Существует, однако, и третья линия семантического развития, связанная со второй, но отличающаяся по траектории изменения, – слово «воля». Его история протекает сначала параллельно с историей «вольности» в смысле «разрешения», «привилегии» и «права» на какие-либо действия, но осложняется омонимией со способностью желания («voluntas»/«Wille») и «произволом»/«свободной волей» («arbitrium»/«Willkühr»)56. Именно из сочетания этих двух значений возникает в XVIII в. то значение воли как «безграничной» свободы, которое согласно Г. П. Федотову наиболее явно маркирует его «русскость»57. Не в последнюю очередь оно связано с социальным статусом «вольного» казачества, имевшего свободу передвижения и ряд других привилегий («вольностей»), в частности добровольное несение воинской службы («вольница»). А казак Емельян Пугачев, используя ту же самую юридическую терминологию, превращает в своих «царских указах» слово «воля» в революционное требование восставшего крестьянства. Он обещает «дать волю» (вольность) всему закрепощенному населению, в силу чего «воля» становится обозначением состояния, свободного от всякой зависимости и принуждения58.
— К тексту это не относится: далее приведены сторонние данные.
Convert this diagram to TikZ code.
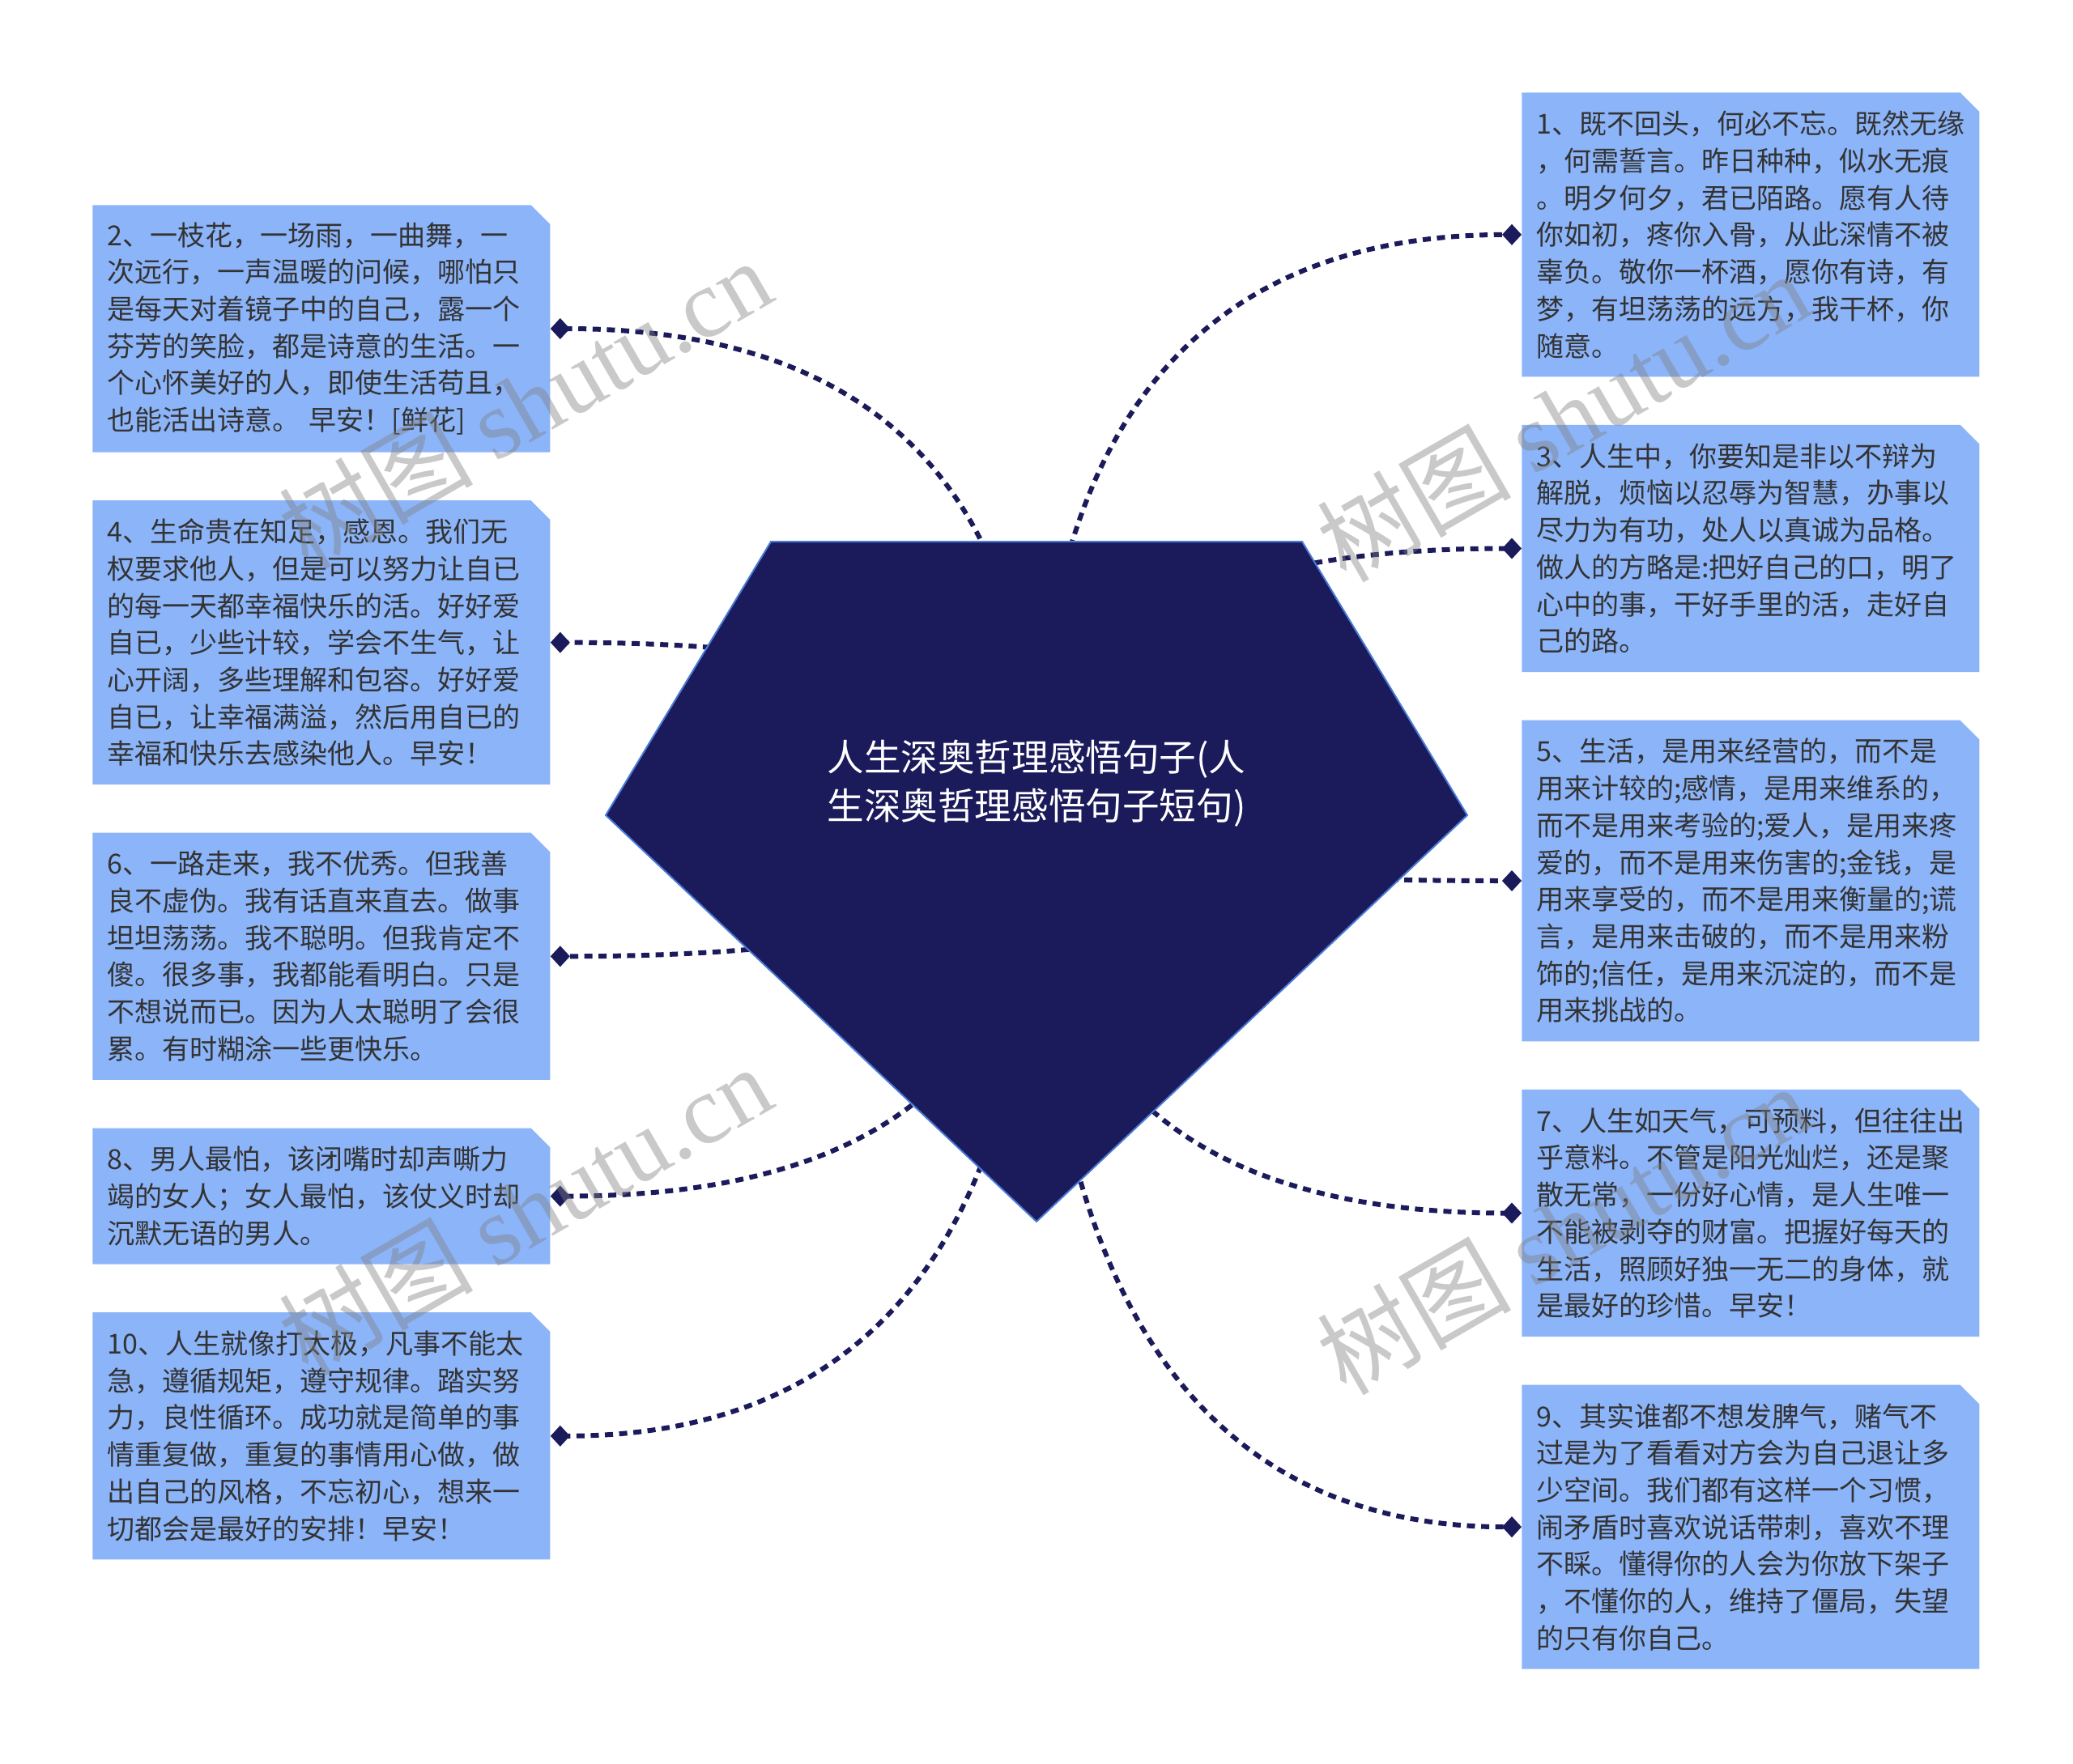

Ко второй половине XVIII в. семантическое поле определяется с помощью трех слов: свобода – в общефилософском смысле и преимущественно в религиозном смысле «спасения души», «освобождения от греха» и внутренней независимости; вольность – в смысле пожалованных привилегий и льгот, освобождавших отдельные слои и группы населения от тех или иных ограничений и повинностей; воля — в смысле полного освобождения от рабства и крепостной зависимости. В этих значениях лексику свободы фиксируют и словари конца XVIII в.59 Причем, как замечает Шмидт, все три слова имеют неполитический характер.